Les plus précieux, c’est-à-dire ceux dont l’eau est la plus pure, sont cristallisés en octaèdres à arêtes vives. Mais, chose très-inattendue et qui rend compte de leur état fragmentaire habituel, ils sont très-sujets à éclater spontanément au contact de l’air, et cela dans le cours de la première semaine après l’extraction. Exceptionnellement, cette explosion d’un nouveau genre peut se faire au bout de trois mois ; en tout cas, on l’empêche, paraît-il, en enduisant les diamants de suif. Jamais ce fait n’avait été signalé jusqu’ici et il est peut-être de nature à guider les recherches tentées pour découvrir le mode de formation et l’origine de la plus précieuse des pierres précieuses.

En terminant, l’auteur signale l’abondance des grenats comme indice de la présence du diamant. Il note aussi que là où sont beaucoup de petits diamants on n’a guère de chance d’en trouver de gros.

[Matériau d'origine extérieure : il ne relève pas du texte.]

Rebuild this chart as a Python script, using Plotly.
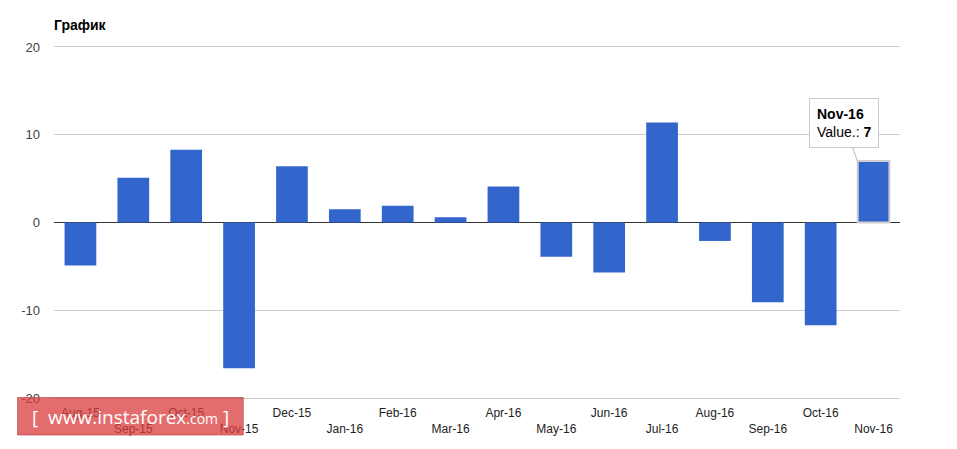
import plotly.graph_objects as go

categories = ["Aug-15", "Sep-15", "Oct-15", "Nov-15", "Dec-15", "Jan-16", "Feb-16", "Mar-16",
              "Apr-16", "May-16", "Jun-16", "Jul-16", "Aug-16", "Sep-16", "Oct-16", "Nov-16"]
values = [-4.9, 5.1, 8.3, -16.6, 6.4, 1.5, 1.9, 0.6, 4.1, -3.9, -5.7, 11.4, -2.1, -9.1, -11.7, 7]
y_ticks = [-20, -10, 0, 10, 20]

# staggered x labels (odd ones on second row)
tick_text = [c if i % 2 == 0 else "<br>" + c for i, c in enumerate(categories)]

FONT = "Arial, Liberation Sans, sans-serif"
BLUE = "#3366cc"

line_w = [0] * (len(values) - 1) + [2]
line_c = ["rgba(0,0,0,0)"] * (len(values) - 1) + ["#cfcfcf"]

fig = go.Figure(go.Bar(
    x=categories, y=values,
    marker=dict(color=BLUE, line=dict(width=line_w, color=line_c)),
    width=0.6,
))

W, H = 957, 449
L, R, T, B = 53.5, 56.5, 47, 51
pw = W - L - R
ph = H - T - B

def px_x(px):
    return (px - L) / pw

def px_y(py):
    return (H - B - py) / ph

fig.update_layout(
    width=W, height=H,
    margin=dict(l=L, r=R, t=T, b=B, pad=0),
    paper_bgcolor="white", plot_bgcolor="white",
    showlegend=False,
    font=dict(family=FONT, size=13, color="#222"),
    title=dict(text="<b>График</b>", x=0, xanchor="left", xref="paper",
               y=1 - 25 / H, yanchor="middle", yref="container",
               font=dict(family=FONT, size=14, color="#000")),
    bargap=0.4,
    xaxis=dict(
        type="category", tickmode="array", tickvals=categories, ticktext=tick_text,
        showgrid=False, ticks="", zeroline=False,
        showline=True, mirror=True, linecolor="#cccccc", linewidth=1,
        tickfont=dict(family=FONT, size=12, color="#222"),
        tickangle=0, ticklabelstandoff=4,
        range=[-0.5, len(categories) - 0.5],
    ),
    yaxis=dict(
        range=[-20, 20], tickvals=y_ticks, ticktext=[str(v) for v in y_ticks],
        showgrid=True, gridcolor="#cccccc", gridwidth=1,
        zeroline=True, zerolinecolor="#333333", zerolinewidth=1,
        ticks="", showline=False,
        tickfont=dict(family=FONT, size=13, color="#444"),
        ticklabelstandoff=13,
    ),
)

# tooltip for the highlighted last bar
fig.add_annotation(
    x=categories[-1], y=values[-1], xref="x", yref="y",
    xshift=-16,
    text="<b>%s</b><br>Value.: <b>%g</b>" % (categories[-1], values[-1]),
    showarrow=True, arrowhead=0, arrowwidth=1, arrowcolor="#bbbbbb",
    ax=-14, ay=-38,
    bgcolor="white", bordercolor="#cccccc", borderwidth=1, borderpad=7,
    align="left",
    font=dict(family=FONT, size=14, color="#000"),
)

# watermark
fig.add_shape(
    type="rect", xref="paper", yref="paper",
    x0=px_x(17), x1=px_x(243), y0=px_y(435), y1=px_y(397.5),
    fillcolor="rgba(218,60,60,0.75)", line=dict(color="rgba(170,60,60,0.6)", width=1),
    layer="above",
)
fig.add_annotation(
    xref="paper", yref="paper", x=px_x(130), y=px_y(416.5),
    xanchor="center", yanchor="middle", showarrow=False,
    text="[  www.instaforex<span style='font-size:14px'>.com</span> ]",
    font=dict(family="Open Sans, DejaVu Sans, sans-serif", size=19, color="white"),
)

fig.write_html("out.html", config={"displayModeBar": False},
               post_script="document.body.style.margin='0';")
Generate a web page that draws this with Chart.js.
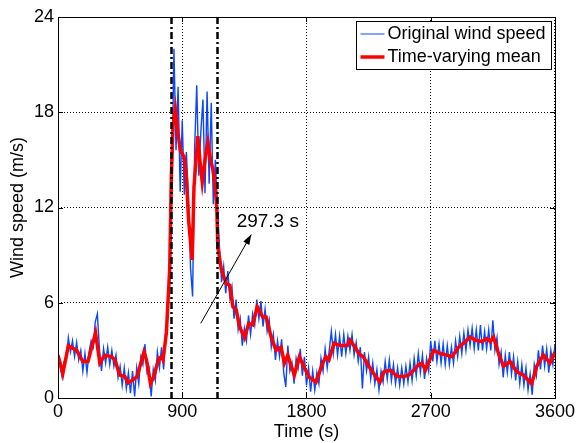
<!DOCTYPE html>
<html>
<head>
<meta charset="utf-8">
<script src="https://cdn.jsdelivr.net/npm/chart.js@4.4.0/dist/chart.umd.min.js"></script>
<style>
  html, body { margin: 0; padding: 0; background: #fff; }
</style>
</head>
<body>
<canvas id="chart" width="578" height="443"></canvas>
<script>
// axis ticks
var xTicks = [0, 900, 1800, 2700, 3600];
var yTicks = [0, 6, 12, 18, 24];

// original wind speed, one reading every 15 s (0 .. 3600 s)
var sampleStep = 15;
var originalSpeed = [
  2.9, 2.0, 1.3, 2.3, 2.4, 3.8, 2.9, 3.6,
  2.6, 3.5, 2.4, 3.0, 1.7, 2.8, 1.6, 2.9,
  3.6, 3.2, 4.8, 5.3, 3.1, 1.7, 3.1, 2.2,
  3.2, 2.1, 3.0, 2.0, 2.7, 1.3, 2.0, 0.8,
  1.9, 0.6, 1.6, 0.3, 1.7, 0.1, 1.9, 0.9,
  2.6, 2.1, 3.4, 1.6, 1.9, 0.1, 1.8, 1.1,
  2.9, 1.9, 3.2, 1.8, 4.2, 5.0, 9.0, 13.5,
  22.0, 15.6, 19.6, 13.0, 17.5, 12.8, 15.5, 12.5,
  8.2, 6.4, 15.8, 19.7, 14.0, 16.8, 18.8, 12.9,
  19.3, 13.5, 18.6, 12.2, 15.0, 11.8, 9.5, 7.3,
  8.3, 6.6, 8.0, 6.3, 7.0, 5.0, 6.2, 4.3,
  5.0, 3.3, 4.4, 3.6, 5.2, 4.0, 5.3, 4.6,
  6.2, 5.0, 6.1, 4.5, 5.6, 4.2, 4.9, 3.2,
  4.0, 2.4, 3.6, 2.6, 3.7, 1.6, 0.7, 3.3,
  1.7, 2.2, 0.9, 2.5, 1.9, 3.1, 1.4, 2.6,
  0.8, 1.9, 0.4, 1.7, 0.5, 1.6, 0.9, 2.5,
  1.7, 3.1, 1.9, 3.0, 4.2, 2.8, 4.0, 2.7,
  3.9, 2.6, 4.0, 2.8, 3.9, 3.0, 4.0, 2.7,
  3.5, 2.3, 3.2, 0.6, 2.9, 1.7, 2.6, 1.2,
  2.2, 0.9, 1.8, 0.5, 1.7, 1.0, 2.3, 1.2,
  2.4, 1.1, 2.1, 0.9, 1.9, 0.8, 1.9, 0.9,
  2.0, 1.0, 2.2, 1.1, 2.5, 1.4, 2.8, 1.6,
  2.7, 1.2, 2.5, 1.7, 3.6, 2.3, 3.6, 2.3,
  3.4, 2.2, 3.4, 2.1, 3.3, 2.1, 3.2, 2.2,
  3.6, 2.6, 3.9, 2.8, 4.1, 3.0, 4.3, 3.3,
  4.4, 3.1, 4.3, 3.0, 4.6, 3.0, 4.2, 3.1,
  4.3, 3.0, 4.9, 3.0, 3.8, 2.1, 2.9, 1.3,
  2.7, 1.6, 2.9, 1.5, 2.6, 1.1, 2.3, 0.9,
  2.1, 0.8, 1.9, 0.5, 1.5, 0.2, 2.1, 1.4,
  3.0, 1.8, 3.3, 2.0, 3.1, 1.6, 3.0, 2.1,
  3.4
];

// time-varying mean
var meanTimes = [
  0, 35, 75, 135, 180, 217, 272, 303, 340, 388, 412, 448, 484, 508, 544, 573,
  623, 641, 670, 694, 730, 749, 761, 785, 809, 821, 833, 850, 869, 886, 913, 930,
  946, 972, 985, 1013, 1030, 1045, 1065, 1086, 1105, 1122, 1140, 1150, 1158, 1183, 1219, 1243,
  1267, 1291, 1315, 1351, 1382, 1411, 1443, 1483, 1508, 1544, 1580, 1616, 1640, 1664, 1712, 1749,
  1785, 1821, 1869, 1917, 1941, 1963, 1999, 2047, 2095, 2115, 2144, 2180, 2211, 2252, 2293, 2332,
  2361, 2409, 2457, 2505, 2541, 2577, 2613, 2637, 2661, 2693, 2722, 2770, 2818, 2854, 2902, 2938,
  2986, 3022, 3070, 3107, 3131, 3155, 3191, 3227, 3275, 3323, 3371, 3431, 3468, 3516, 3564, 3600
];
var meanSpeed = [
  2.7, 1.55, 3.3, 3.0, 2.3, 2.3, 4.1, 2.2, 2.7, 2.6, 2.4, 1.45, 1.35, 0.95, 1.15, 1.35,
  2.9, 2.4, 0.9, 1.35, 2.5, 2.6, 2.4, 4.1, 8.1, 13.9, 17.1, 18.2, 16.7, 15.6, 15.2, 13.9,
  11.2, 8.7, 13.3, 16.5, 14.8, 13.6, 15.0, 16.1, 15.0, 14.4, 13.2, 12.0, 9.5, 8.1, 7.2, 7.1,
  5.75, 5.55, 4.5, 3.8, 4.7, 4.6, 5.75, 5.1, 5.1, 3.85, 3.0, 3.2, 2.2, 2.7, 1.45, 2.6,
  1.9, 1.3, 1.0, 2.2, 2.6, 2.4, 3.45, 3.3, 3.3, 3.65, 3.3, 2.8, 2.6, 2.0, 1.45, 1.0,
  1.65, 1.75, 1.35, 1.35, 1.45, 1.75, 2.1, 2.2, 1.75, 2.4, 3.0, 2.8, 2.7, 2.6, 3.2, 3.45,
  3.85, 3.65, 3.55, 3.75, 3.55, 3.85, 2.8, 2.0, 2.3, 1.65, 1.45, 0.9, 2.0, 2.7, 2.2, 2.9
];

// event markers and annotation
var markerTimes = [818, 1151];
var arrowStart = { x: 1034, y: 4.7 };
var arrowEnd = { x: 1400, y: 10.3 };
var arrowText = '297.3 s';
var arrowTextAt = { x: 1294, y: 11.1 };

var legendItems = [
  { text: 'Original wind speed', color: '#0a46ff', width: 1 },
  { text: 'Time-varying mean', color: '#ff0000', width: 3.5 }
];

var fontFamily = 'Arial, "Liberation Sans", sans-serif';

var decorPlugin = {
  id: 'decor',
  afterDatasetsDraw: function (chart) {
    var ctx = chart.ctx;
    var xs = chart.scales.x, ys = chart.scales.y;
    var area = chart.chartArea;
    ctx.save();
    // dash-dot event lines
    ctx.strokeStyle = '#000';
    ctx.lineWidth = 2.5;
    ctx.setLineDash([7, 3, 2, 3]);
    markerTimes.forEach(function (t) {
      var px = Math.round(xs.getPixelForValue(t)) + 0.5;
      ctx.beginPath();
      ctx.moveTo(px, area.top);
      ctx.lineTo(px, area.bottom);
      ctx.stroke();
    });
    ctx.setLineDash([]);
    // arrow
    var x1 = xs.getPixelForValue(arrowStart.x), y1 = ys.getPixelForValue(arrowStart.y);
    var x2 = xs.getPixelForValue(arrowEnd.x), y2 = ys.getPixelForValue(arrowEnd.y);
    ctx.lineWidth = 1;
    ctx.beginPath();
    ctx.moveTo(x1, y1);
    ctx.lineTo(x2, y2);
    ctx.stroke();
    var ang = Math.atan2(y2 - y1, x2 - x1);
    ctx.fillStyle = '#000';
    ctx.beginPath();
    ctx.moveTo(x2, y2);
    ctx.lineTo(x2 - 10 * Math.cos(ang) + 3.5 * Math.sin(ang), y2 - 10 * Math.sin(ang) - 3.5 * Math.cos(ang));
    ctx.lineTo(x2 - 10 * Math.cos(ang) - 3.5 * Math.sin(ang), y2 - 10 * Math.sin(ang) + 3.5 * Math.cos(ang));
    ctx.closePath();
    ctx.fill();
    ctx.font = '19px ' + fontFamily;
    ctx.textAlign = 'left';
    ctx.textBaseline = 'middle';
    ctx.fillText(arrowText, xs.getPixelForValue(arrowTextAt.x), ys.getPixelForValue(arrowTextAt.y));
    ctx.restore();
  },
  afterDraw: function (chart) {
    var ctx = chart.ctx;
    var xs = chart.scales.x, ys = chart.scales.y;
    var a = chart.chartArea;
    ctx.save();
    ctx.strokeStyle = '#000';
    ctx.lineWidth = 1;
    // axes box
    ctx.strokeRect(Math.round(a.left) + 0.5, Math.round(a.top) + 0.5,
      Math.round(a.right - a.left), Math.round(a.bottom - a.top));
    // inward tick marks
    ctx.beginPath();
    xTicks.forEach(function (v) {
      var px = Math.round(xs.getPixelForValue(v)) + 0.5;
      ctx.moveTo(px, a.bottom); ctx.lineTo(px, a.bottom - 5);
      ctx.moveTo(px, a.top); ctx.lineTo(px, a.top + 5);
    });
    yTicks.forEach(function (v) {
      var py = Math.round(ys.getPixelForValue(v)) + 0.5;
      ctx.moveTo(a.left, py); ctx.lineTo(a.left + 5, py);
      ctx.moveTo(a.right, py); ctx.lineTo(a.right - 5, py);
    });
    ctx.stroke();
    // legend
    var bx = Math.round(a.right) - 198.5, by = Math.round(a.top) + 4.5;
    var bw = 195, bh = 48;
    ctx.fillStyle = '#fff';
    ctx.fillRect(bx, by, bw, bh);
    ctx.strokeRect(bx, by, bw, bh);
    ctx.font = '18px ' + fontFamily;
    ctx.textAlign = 'left';
    ctx.textBaseline = 'middle';
    legendItems.forEach(function (item, i) {
      var ly = by + 12.5 + i * 23;
      ctx.strokeStyle = item.color;
      ctx.lineWidth = item.width;
      ctx.beginPath();
      ctx.moveTo(bx + 4, ly);
      ctx.lineTo(bx + 28, ly);
      ctx.stroke();
      ctx.fillStyle = '#000';
      ctx.fillText(item.text, bx + 31, ly);
    });
    ctx.restore();
  }
};

function plainTick(value) {
  return String(value);
}

var ctx = document.getElementById('chart').getContext('2d');
var chart = new Chart(ctx, {
  type: 'line',
  data: {
    datasets: [
      {
        label: 'Time-varying mean',
        data: meanTimes.map(function (t, i) { return { x: t, y: meanSpeed[i] }; }),
        borderColor: '#ff0000',
        borderWidth: 3.5,
        pointRadius: 0,
        tension: 0,
        order: 0
      },
      {
        label: 'Original wind speed',
        data: originalSpeed.map(function (v, i) { return { x: i * sampleStep, y: v }; }),
        borderColor: '#0a46ff',
        borderWidth: 1.4,
        pointRadius: 0,
        tension: 0,
        order: 1
      }
    ]
  },
  options: {
    responsive: false,
    animation: false,
    devicePixelRatio: 1,
    layout: { padding: { top: 17, right: 22, left: 0, bottom: 0 } },
    plugins: { legend: { display: false }, tooltip: { enabled: false } },
    scales: {
      x: {
        type: 'linear',
        min: 0,
        max: 3600,
        afterBuildTicks: function (s) { s.ticks = xTicks.map(function (v) { return { value: v }; }); },
        afterFit: function (s) { s.height = 45; },
        ticks: { color: '#000', font: { size: 18, family: fontFamily }, padding: 3, maxRotation: 0, callback: plainTick },
        grid: { color: '#000', lineWidth: 1, drawTicks: false },
        border: { display: false, dash: [1, 2] },
        title: { display: true, text: 'Time (s)', color: '#000', font: { size: 18, family: fontFamily }, padding: { top: 0, bottom: 0 } }
      },
      y: {
        min: 0,
        max: 24,
        afterBuildTicks: function (s) { s.ticks = yTicks.map(function (v) { return { value: v }; }); },
        afterFit: function (s) { s.width = 58; },
        ticks: { color: '#000', font: { size: 18, family: fontFamily }, padding: 4, callback: plainTick },
        grid: { color: '#000', lineWidth: 1, drawTicks: false },
        border: { display: false, dash: [1, 2] },
        title: { display: true, text: 'Wind speed (m/s)', color: '#000', font: { size: 18, family: fontFamily }, padding: { top: 7, bottom: 0 } }
      }
    }
  },
  plugins: [decorPlugin]
});
</script>
</body>
</html>
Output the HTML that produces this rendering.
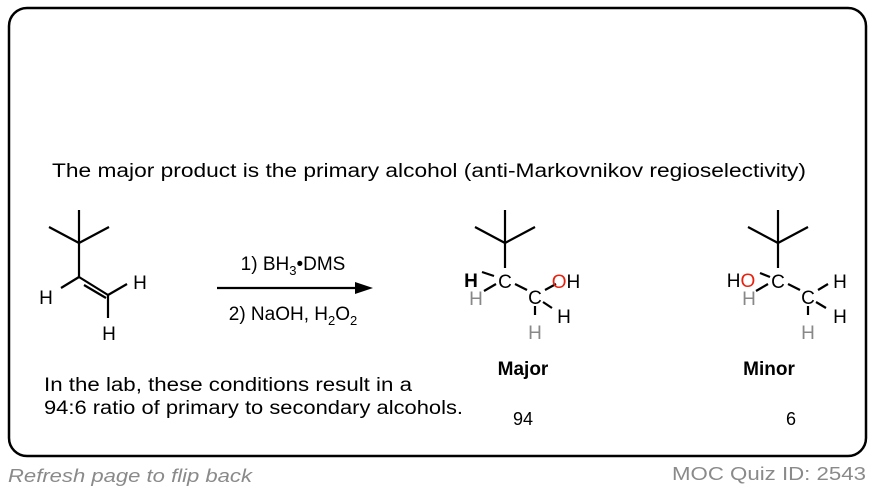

Les mouvements des plantes. — On sait que plusieurs plantes sont douées de la faculté d’exécuter des mouvements plus ou moins étendus. Les unes se livrent ainsi à des mouvements spontanés, comme on l’observe, par exemple, pour les étamines de la rue (ruta), qui viennent d’elles-mêmes se placer en contact avec le pistil ; les autres exécutent leurs mouvements lorsqu’elles reçoivent une excitation extérieure ; telle est la sensitive (mimosa pudica), dont les feuilles se ferment au moindre attouchement. Depuis longtemps les physiologistes se sont demandé si ces divers phénomènes reconnaissent la même cause, ou s’ils sont dus à des actions distinctes. M. Paul Bert, pour trancher la question, a même soumis la sensitive, sous une cloche de verre, à l’action de vapeurs anesthésiques, et il a vu que cette plante continuait de se fermer spontanément, le soir, alors qu’elle était devenue complètement inerte aux excitations extérieures.